- **Task goal**:
Each line containing the word "chart" needs to be copied.

** Start of Data **

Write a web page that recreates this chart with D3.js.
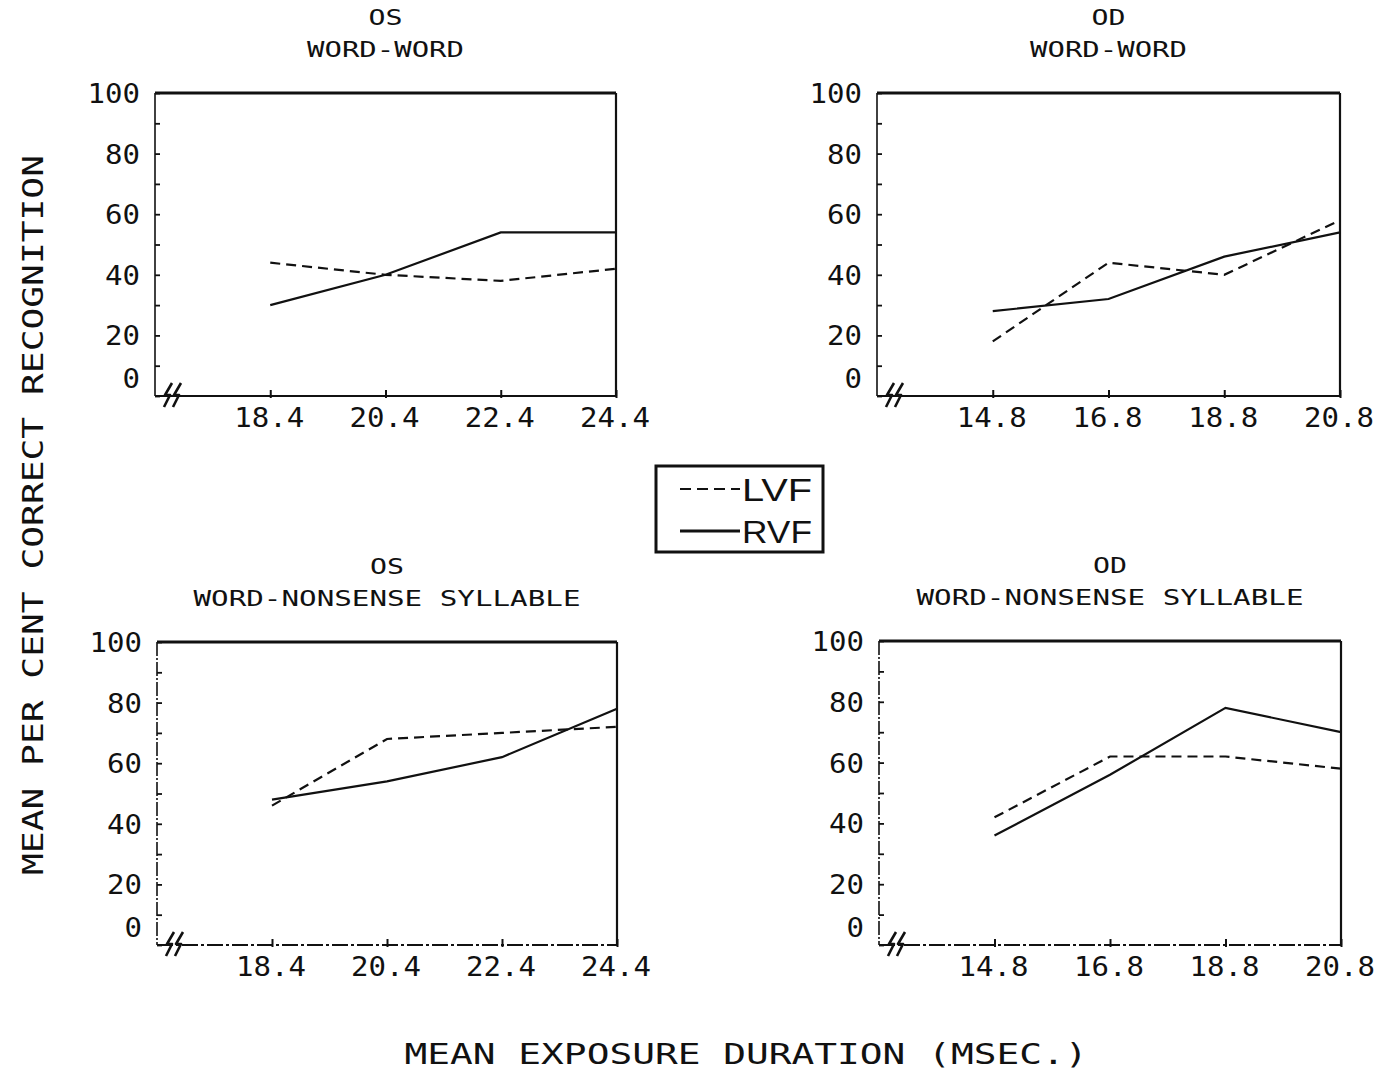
<!DOCTYPE html>
<html>
<head>
<meta charset="utf-8">
<script src="https://cdn.jsdelivr.net/npm/d3@7"></script>
<style>
  html, body { margin: 0; padding: 0; background: #fff; }
  svg { display: block; }
  .mono { font-family: "DejaVu Sans Mono", monospace; fill: #111; }
  .sans { font-family: "Liberation Sans", Arial, sans-serif; fill: #111; }
</style>
</head>
<body>
<svg id="chart" width="1381" height="1071"></svg>
<script>
// ---------- data ----------
const xTicksOS = [18.4, 20.4, 22.4, 24.4];
const xTicksOD = [14.8, 16.8, 18.8, 20.8];
const xLabelsOS = ["18.4", "20.4", "22.4", "24.4"];
const xLabelsOD = ["14.8", "16.8", "18.8", "20.8"];
const yTicks = [0, 20, 40, 60, 80, 100];
const yLabels = ["0", "20", "40", "60", "80", "100"];

const lvfOSWord = [44, 40, 38, 42];
const rvfOSWord = [30, 40, 54, 54];
const lvfODWord = [18, 44, 40, 58];
const rvfODWord = [28, 32, 46, 54];
const lvfOSNonsense = [46, 68, 70, 72];
const rvfOSNonsense = [48, 54, 62, 78];
const lvfODNonsense = [42, 62, 62, 58];
const rvfODNonsense = [36, 56, 78, 70];

const legendLabels = ["LVF", "RVF"];
const yTitle = "MEAN PER CENT CORRECT RECOGNITION";
const xTitle = "MEAN EXPOSURE DURATION (MSEC.)";

// ---------- drawing ----------
const svg = d3.select("#chart");
const ink = "#111";

const panels = [
  { l: 155, r: 616, t: 93, b: 396, dom: [16.4, 24.4], ticks: xTicksOS, labels: xLabelsOS,
    lvf: lvfOSWord, rvf: rvfOSWord, t1: "OS", t2: "WORD-WORD", t2w: 157, dashedBase: false },
  { l: 877, r: 1340, t: 93, b: 396, dom: [12.8, 20.8], ticks: xTicksOD, labels: xLabelsOD,
    lvf: lvfODWord, rvf: rvfODWord, t1: "OD", t2: "WORD-WORD", t2w: 157, dashedBase: false },
  { l: 157, r: 617, t: 642, b: 945, dom: [16.4, 24.4], ticks: xTicksOS, labels: xLabelsOS,
    lvf: lvfOSNonsense, rvf: rvfOSNonsense, t1: "OS", t2: "WORD-NONSENSE SYLLABLE", t2w: 387, dashedBase: true },
  { l: 879, r: 1341, t: 641, b: 945, dom: [12.8, 20.8], ticks: xTicksOD, labels: xLabelsOD,
    lvf: lvfODNonsense, rvf: rvfODNonsense, t1: "OD", t2: "WORD-NONSENSE SYLLABLE", t2w: 387, dashedBase: true }
];

panels.forEach(p => {
  const g = svg.append("g");
  const x = d3.scaleLinear().domain(p.dom).range([p.l, p.r]);
  const y = d3.scaleLinear().domain([0, 100]).range([p.b, p.t]);
  const cx = (p.l + p.r) / 2;

  // titles
  g.append("text").attr("class", "mono").attr("x", cx).attr("y", p.t - 68)
    .attr("text-anchor", "middle").attr("font-size", 22)
    .attr("textLength", 34).attr("lengthAdjust", "spacingAndGlyphs").text(p.t1);
  g.append("text").attr("class", "mono").attr("x", cx).attr("y", p.t - 36)
    .attr("text-anchor", "middle").attr("font-size", 22)
    .attr("textLength", p.t2w).attr("lengthAdjust", "spacingAndGlyphs").text(p.t2);

  // frame
  g.append("line").attr("x1", p.l).attr("x2", p.r).attr("y1", p.t).attr("y2", p.t)
    .attr("stroke", ink).attr("stroke-width", 3);
  g.append("line").attr("x1", p.r).attr("x2", p.r).attr("y1", p.t).attr("y2", p.b)
    .attr("stroke", ink).attr("stroke-width", 2.2);
  g.append("line").attr("x1", p.l).attr("x2", p.l).attr("y1", p.t).attr("y2", p.b)
    .attr("stroke", ink).attr("stroke-width", 1.6)
    .attr("stroke-dasharray", p.dashedBase ? "14,2,2,2" : null);
  g.append("line").attr("x1", p.l).attr("x2", p.r).attr("y1", p.b).attr("y2", p.b)
    .attr("stroke", ink).attr("stroke-width", 2)
    .attr("stroke-dasharray", p.dashedBase ? "16,3,3,3" : null);

  // y axis ticks (inward) + labels
  const yAxis = d3.axisRight(y).tickValues(d3.range(0, 101, 10)).tickSize(5).tickFormat("");
  const ya = g.append("g").attr("transform", `translate(${p.l},0)`).call(yAxis);
  ya.select(".domain").remove();
  ya.selectAll(".tick line").attr("stroke", ink).attr("stroke-width", 1.8);

  yTicks.forEach((v, i) => {
    const yy = v === 0 ? y(v) - 18 : y(v);
    g.append("text").attr("class", "mono")
      .attr("x", p.l - 15).attr("y", yy + 10)
      .attr("text-anchor", "end").attr("font-size", 27)
      .attr("textLength", yLabels[i].length * 17.5).attr("lengthAdjust", "spacingAndGlyphs")
      .text(yLabels[i]);
  });

  // x axis ticks + labels
  const xAxis = d3.axisTop(x).tickValues(p.ticks).tickSize(8).tickFormat("");
  const xa = g.append("g").attr("transform", `translate(0,${p.b + 2})`).call(xAxis);
  xa.select(".domain").remove();
  xa.selectAll(".tick line").attr("stroke", ink).attr("stroke-width", 2);

  p.ticks.forEach((v, i) => {
    g.append("text").attr("class", "mono")
      .attr("x", x(v) - 1).attr("y", p.b + 31)
      .attr("text-anchor", "middle").attr("font-size", 27)
      .attr("textLength", 70).attr("lengthAdjust", "spacingAndGlyphs")
      .text(p.labels[i]);
  });

  // axis break mark
  const bx = p.l + 9, by = p.b;
  g.append("path")
    .attr("d", `M${bx},${by + 11} L${bx + 6},${by - 1} L${bx + 1},${by - 1} L${bx + 8},${by - 13}` +
               ` M${bx + 9},${by + 11} L${bx + 15},${by - 1} L${bx + 10},${by - 1} L${bx + 17},${by - 13}`)
    .attr("fill", "none").attr("stroke", ink).attr("stroke-width", 2.6).attr("stroke-linejoin", "round");

  // data lines
  const line = d3.line().x((d, i) => x(p.ticks[i])).y(d => y(d));
  g.append("path").datum(p.lvf).attr("d", line)
    .attr("fill", "none").attr("stroke", ink).attr("stroke-width", 2.2)
    .attr("stroke-dasharray", "10,6");
  g.append("path").datum(p.rvf).attr("d", line)
    .attr("fill", "none").attr("stroke", ink).attr("stroke-width", 2.2);
});

// legend
const lg = svg.append("g");
lg.append("rect").attr("x", 656).attr("y", 466).attr("width", 167).attr("height", 86)
  .attr("fill", "none").attr("stroke", ink).attr("stroke-width", 3);
lg.append("line").attr("x1", 680).attr("x2", 740).attr("y1", 489).attr("y2", 489)
  .attr("stroke", ink).attr("stroke-width", 2).attr("stroke-dasharray", "11,6");
lg.append("line").attr("x1", 680).attr("x2", 740).attr("y1", 531).attr("y2", 531)
  .attr("stroke", ink).attr("stroke-width", 3);
lg.append("text").attr("class", "sans").attr("x", 742).attr("y", 501)
  .attr("font-size", 31).attr("textLength", 70).attr("lengthAdjust", "spacingAndGlyphs").text(legendLabels[0]);
lg.append("text").attr("class", "sans").attr("x", 742).attr("y", 543)
  .attr("font-size", 31).attr("textLength", 70).attr("lengthAdjust", "spacingAndGlyphs").text(legendLabels[1]);

// axis titles
svg.append("text").attr("class", "mono")
  .attr("transform", "translate(43,515) rotate(-90)")
  .attr("text-anchor", "middle").attr("font-size", 29)
  .attr("textLength", 720).attr("lengthAdjust", "spacingAndGlyphs").text(yTitle);
svg.append("text").attr("class", "mono")
  .attr("x", 746).attr("y", 1064)
  .attr("text-anchor", "middle").attr("font-size", 28)
  .attr("textLength", 683).attr("lengthAdjust", "spacingAndGlyphs").text(xTitle);
</script>
</body>
</html>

** End of Data **

- **In response**:
Write a web page that recreates this chart with D3.js.
<svg id="chart" width="1381" height="1071"></svg>
const svg = d3.select("#chart");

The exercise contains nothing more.